True Vision MN initiated a new position in the iShares Defense Industrials Active ETF (NASDAQ:IDEF), buying 87,908 shares worth $2.88 million as of March 31, 2026. The stake equals 1.48% of the fund’s $193.90 million in reportable U.S. equity assets and sits outside its top five holdings. The article frames the move as a targeted defense/industrials allocation amid geopolitical tensions, but the filing itself is routine and unlikely to materially move the ETF.

Analysis

This is less a conviction signal on the ETF itself than a clean read on where incremental capital is trying to hide in plain sight: defense exposure without single-name headline risk. The important second-order effect is that active-defense wrappers can absorb flows faster than the underlying primes, which is supportive for the entire basket but tends to benefit the most liquid and benchmark-heavy names first — notably RTX, LMT, and NOC — as allocators use them as the default implementation vehicles. The timing matters more than the size. A small, sub-2% satellite allocation typically reflects a macro hedge rather than a security-specific thesis, which means the position is likely to persist through months, not days, unless geopolitical headlines cool sharply.
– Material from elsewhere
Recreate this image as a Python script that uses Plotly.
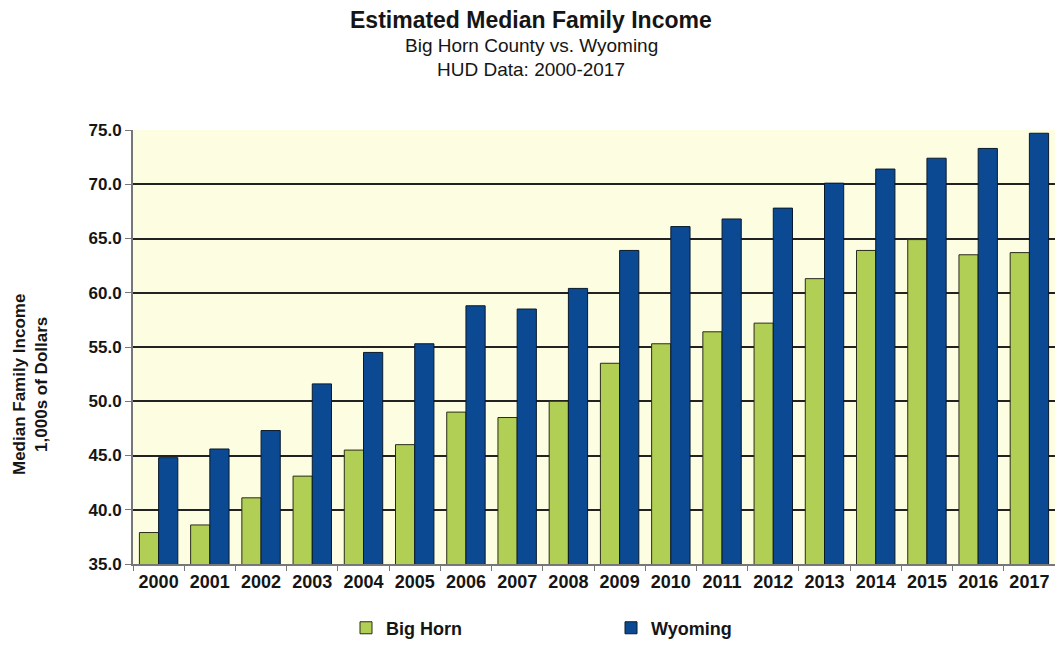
import plotly.graph_objects as go

years = [str(y) for y in range(2000, 2018)]
big_horn = [37.9, 38.6, 41.1, 43.1, 45.5, 46.0, 49.0, 48.5, 50.0, 53.5,
            55.3, 56.4, 57.2, 61.3, 63.9, 64.9, 63.5, 63.7]
wyoming = [44.8, 45.6, 47.3, 51.6, 54.5, 55.3, 58.8, 58.5, 60.4, 63.9,
           66.1, 66.8, 67.8, 70.1, 71.4, 72.4, 73.3, 74.7]
y_ticks = [35, 40, 45, 50, 55, 60, 65, 70, 75]

FONT = "Liberation Sans, Arial, sans-serif"
INK = "#151515"

fig = go.Figure()
fig.add_trace(go.Bar(name="Big Horn", x=years, y=big_horn,
                     marker=dict(color="#B2CF55", line=dict(color="#2a2a1a", width=1))))
fig.add_trace(go.Bar(name="Wyoming", x=years, y=wyoming,
                     marker=dict(color="#0B4A92", line=dict(color="#0a1a2a", width=1))))

fig.update_layout(
    width=1055, height=648,
    margin=dict(l=133, r=0, t=130, b=84),
    paper_bgcolor="white",
    plot_bgcolor="#FDFDE2",
    barmode="group",
    bargap=0.25, bargroupgap=0,
    font=dict(family=FONT, color=INK),
    showlegend=True,
    legend=dict(orientation="h", x=0.5 + 17 / 922, xanchor="center", y=-0.105, yanchor="top",
                font=dict(family=FONT, size=18, color=INK, weight="bold"),
                entrywidth=220, itemwidth=30, traceorder="normal"),
    xaxis=dict(type="category", tickson="boundaries", ticks="outside", ticklen=5,
               tickcolor="#777777", showline=True, linecolor="#777777", linewidth=2,
               tickfont=dict(family=FONT, size=18, color=INK, weight="bold"),
               showgrid=False),
    yaxis=dict(range=[35, 75], tickvals=y_ticks, tickformat=".1f", ticks="outside",
               ticklen=6, tickcolor="#777777", showline=True, linecolor="#777777",
               linewidth=2, showgrid=True, gridcolor="#222222", gridwidth=1.5,
               zeroline=False,
               tickfont=dict(family=FONT, size=17, color=INK, weight="bold")),
)

cx = (531 - 133) / 922
fig.add_annotation(text="<b>Estimated Median Family Income</b>", xref="paper", yref="paper",
                   x=cx, y=1 + (130 - 20) / 434, showarrow=False,
                   xanchor="center", yanchor="middle",
                   font=dict(family=FONT, size=23, color=INK))
fig.add_annotation(text="Big Horn County vs. Wyoming", xref="paper", yref="paper",
                   x=cx, y=1 + (130 - 46) / 434, showarrow=False,
                   xanchor="center", yanchor="middle",
                   font=dict(family=FONT, size=19, color=INK))
fig.add_annotation(text="HUD Data: 2000-2017", xref="paper", yref="paper",
                   x=cx, y=1 + (130 - 69) / 434, showarrow=False,
                   xanchor="center", yanchor="middle",
                   font=dict(family=FONT, size=19, color=INK))
fig.add_annotation(text="<b>Median Family Income<br>1,000s of Dollars</b>",
                   xref="paper", yref="paper",
                   x=(30 - 133) / 922, y=(564 - 385) / 434, showarrow=False,
                   xanchor="center", yanchor="middle", textangle=-90,
                   font=dict(family=FONT, size=17, color=INK))

fig.write_html("out.html")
That creates a favorable setup for defense equities if the market keeps pricing a longer-duration defense capex cycle: multi-year procurement backlogs, replenishment of munitions, and European rearmament can keep order visibility intact even if headline tensions fade. The tradeoff is that the market may already be doing the easy part. Defense has become a crowded “quality + geopolitics” expression, so the marginal buyer is now paying up for beta that is still exposed to budget politics, continuing resolutions, and any de-escalation premium unwind. In that sense, the consensus risk is not that defense demand disappears; it is that returns compress because the market has already capitalized a good portion of the spending cycle into valuation. For the underlying constituents, the most interesting angle is relative value: larger primes should outperform the ETF on any renewed risk-off spike because they capture direct program visibility and index-weighted flow, while the ETF dilutes upside through its industrial-heavy mix and expense drag. Conversely, if the geopolitical tape settles, the active ETF should underperform the stronger balance-sheet prime names because the wrapper offers less idiosyncratic upside and more fee leakage.